The Center for Surface Combat Systems (CSCS) is the lead Learning Center of Excellence for LCS and is working in conjunction with the Center for Naval Engineering (CNE), Center for Service Support (CSS) and Center for Information Dominance on individual schoolhouse training issues. To identify the skills needed to operate the ship, Human Capital Objects (HCO), a detailed description that identifies all work, including watches and collateral duties.

“LCS is the first ship on which manning and training requirements were determined based on the development of Human Capital Objects, leveraging the significant work accomplished in Job/Task Analysis and skills-based assessment,” said CSCS Commanding Officer Capt. Rick Easton.

With a total projected crew of 75, the optimally manned Freedom requires that its crew members have skills in more than just their rating. They will have a blend of skills from several ratings, which is creating a new, or hybrid, Sailor.

“Today you have a billet on a ship that’s ascribed to an Engineman second class. That means you have a stovepipe you can only put an enginemen in that billet that does enginemen type work based on occupational standards and things of that nature,” explained CNE 5 Vector Model Manager Roy Hoyt. “When you want to build a hybrid Sailor, what you’re doing now is mixing and matching the flavor of work contained within that billet that becomes your Human Capital Object.”

As a result, some of the LCS work requirements such as some scheduled maintenance and repairs are being moved ashore.

“The LCS Task Force that built the Navy's first HCOs selected, based on the approved Concept of Operations, those functions critical to mission accomplishment and then moved remaining functions ashore to be provided through Distance Support,” Easton said.

Regardless of rating, the added skills will be reflected in the Sailor’s 5 Vector Model.

“Sailors on this Littoral Combat Ship are going to attain various certifications, qualifications, knowledge, skills and abilities that will be resident on their 5 Vector Model, so that in the future when they want to move to another Human Capital Object that is created, they can compare their resume against that position and in many cases may fit better than their contemporaries,” he said.

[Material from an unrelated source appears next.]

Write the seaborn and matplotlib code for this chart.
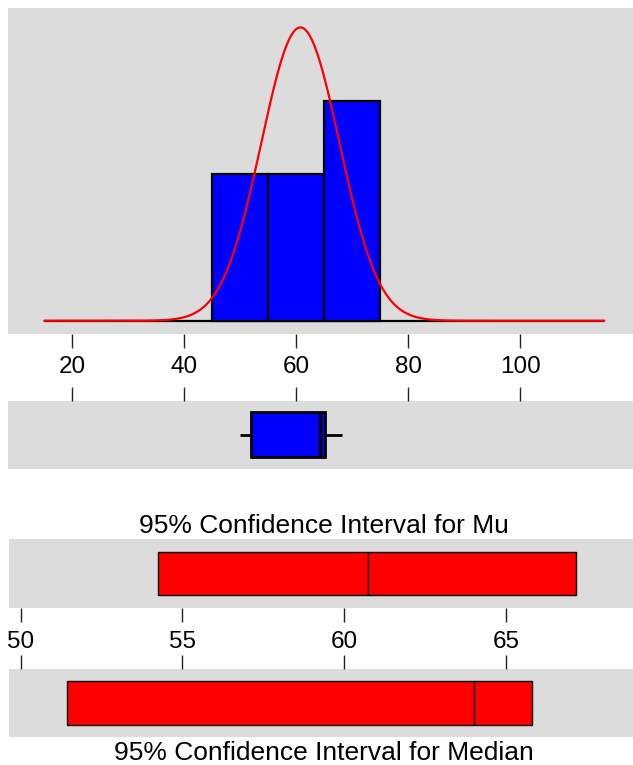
"""
Graphical summary: histogram with normal fit, boxplot and 95% confidence intervals.
"""

import matplotlib

matplotlib.use("Agg")
import matplotlib.pyplot as plt
import numpy as np
import seaborn as sns

# histogram (bins of width 10)
bin_edges = [45, 55, 65, 75]
hist_counts = [2, 2, 3]

# fitted normal curve
sample_mean = 60.72
sample_sd = 6.98
sample_n = 7
curve_range = [15, 115]

# boxplot sample
box_sample = [50.0, 51.0, 52.8, 64.3, 65.0, 65.4, 68.2]

# confidence intervals: lower, centre, upper
ci_mu = [54.24, 60.72, 67.17]
ci_median = [51.45, 64.0, 65.81]

hist_ticks = [20, 40, 60, 80, 100]
ci_ticks = [50, 55, 60, 65]

PANEL = "#dcdcdc"
W, H = 633, 765

sns.set_style("white")
plt.rcParams["font.family"] = ["Liberation Sans", "DejaVu Sans"]
plt.rcParams["text.color"] = "black"
plt.rcParams["xtick.color"] = "black"
plt.rcParams["xtick.labelcolor"] = "black"

fig = plt.figure(figsize=(W / 100, H / 100), dpi=100)


def add_panel(left, top, right, bottom):
    ax = fig.add_axes([left / W, 1 - bottom / H, (right - left) / W, (bottom - top) / H])
    ax.set_facecolor(PANEL)
    for s in ax.spines.values():
        s.set_visible(False)
    return ax


def style_ticks(ax, ticks, side):
    ax.set_xticks(ticks)
    ax.set_yticks([])
    ax.set_xlabel("")
    ax.set_ylabel("")
    if side == "bottom":
        ax.tick_params(axis="x", bottom=True, top=False, labelbottom=True, labeltop=False,
                       direction="out", length=10, width=1, color="#222222",
                       labelcolor="black", pad=6, labelsize=17.5)
    else:
        ax.tick_params(axis="x", bottom=False, top=True, labelbottom=False, labeltop=False,
                       direction="out", length=10, width=1, color="#222222")


# --- histogram with normal curve ---
ax_hist = add_panel(8, 8, 633, 334)
centers = [(a + b) / 2 for a, b in zip(bin_edges[:-1], bin_edges[1:])]
sns.histplot(x=centers, weights=hist_counts, bins=bin_edges, color="blue", alpha=1,
             edgecolor="black", linewidth=1.6, ax=ax_hist, zorder=2)
width = bin_edges[1] - bin_edges[0]
xs = np.linspace(curve_range[0], curve_range[1], 500)
ys = sample_n * width * np.exp(-0.5 * ((xs - sample_mean) / sample_sd) ** 2) / (sample_sd * np.sqrt(2 * np.pi))
ax_hist.hlines(0, curve_range[0], curve_range[1], color="black", lw=1.6, zorder=1)
sns.lineplot(x=xs, y=ys, color="red", lw=1.6, ax=ax_hist, zorder=3)
ax_hist.set_xlim(8.52, 120.1)
ax_hist.set_ylim(-0.181, 4.266)
style_ticks(ax_hist, hist_ticks, "bottom")

# --- boxplot ---
ax_box = add_panel(8, 401, 633, 468.7)
sns.boxplot(x=box_sample, ax=ax_box, color="blue", saturation=1, width=0.665,
            showcaps=False, linecolor="black", linewidth=2,
            medianprops={"color": "black", "linewidth": 2.5}, whis=1.5)
ax_box.set_xlim(8.52, 120.1)
ax_box.set_ylim(0.5, -0.5)
style_ticks(ax_box, hist_ticks, "top")


# --- confidence intervals ---
def ci_bar(ax, ci, h):
    lo, mid, hi = ci
    ax.barh(0, hi - lo, left=lo, height=h, color="red", edgecolor="black", linewidth=1)
    ax.vlines(mid, -h / 2, h / 2, color="black", lw=1)
    ax.set_xlim(49.64, 68.92)
    ax.set_ylim(-0.5, 0.5)


ax_mu = add_panel(8.9, 539.3, 633, 608.3)
ci_bar(ax_mu, ci_mu, 0.623)
style_ticks(ax_mu, ci_ticks, "bottom")

ax_med = add_panel(8.9, 669, 633, 737)
ci_bar(ax_med, ci_median, 0.643)
style_ticks(ax_med, ci_ticks, "top")

fig.text(324 / W, 1 - 533 / H, "95% Confidence Interval for Mu", ha="center",
         va="baseline", fontsize=19)
fig.text(324 / W, 1 - 760 / H, "95% Confidence Interval for Median", ha="center",
         va="baseline", fontsize=19)

fig.savefig("out.png", dpi=100)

“LCS is without doubt an advanced combat platform that provides significantly expanded opportunity in both operational and technical responsibilities outside of traditional Navy Rating boundaries,” Easton added. “Part of the Revolution in Training vision is to expand opportunities for Sailors to grow beyond traditional constructs of today’s ratings. LCS provides that opportunity unlike any other platform in today's Navy.”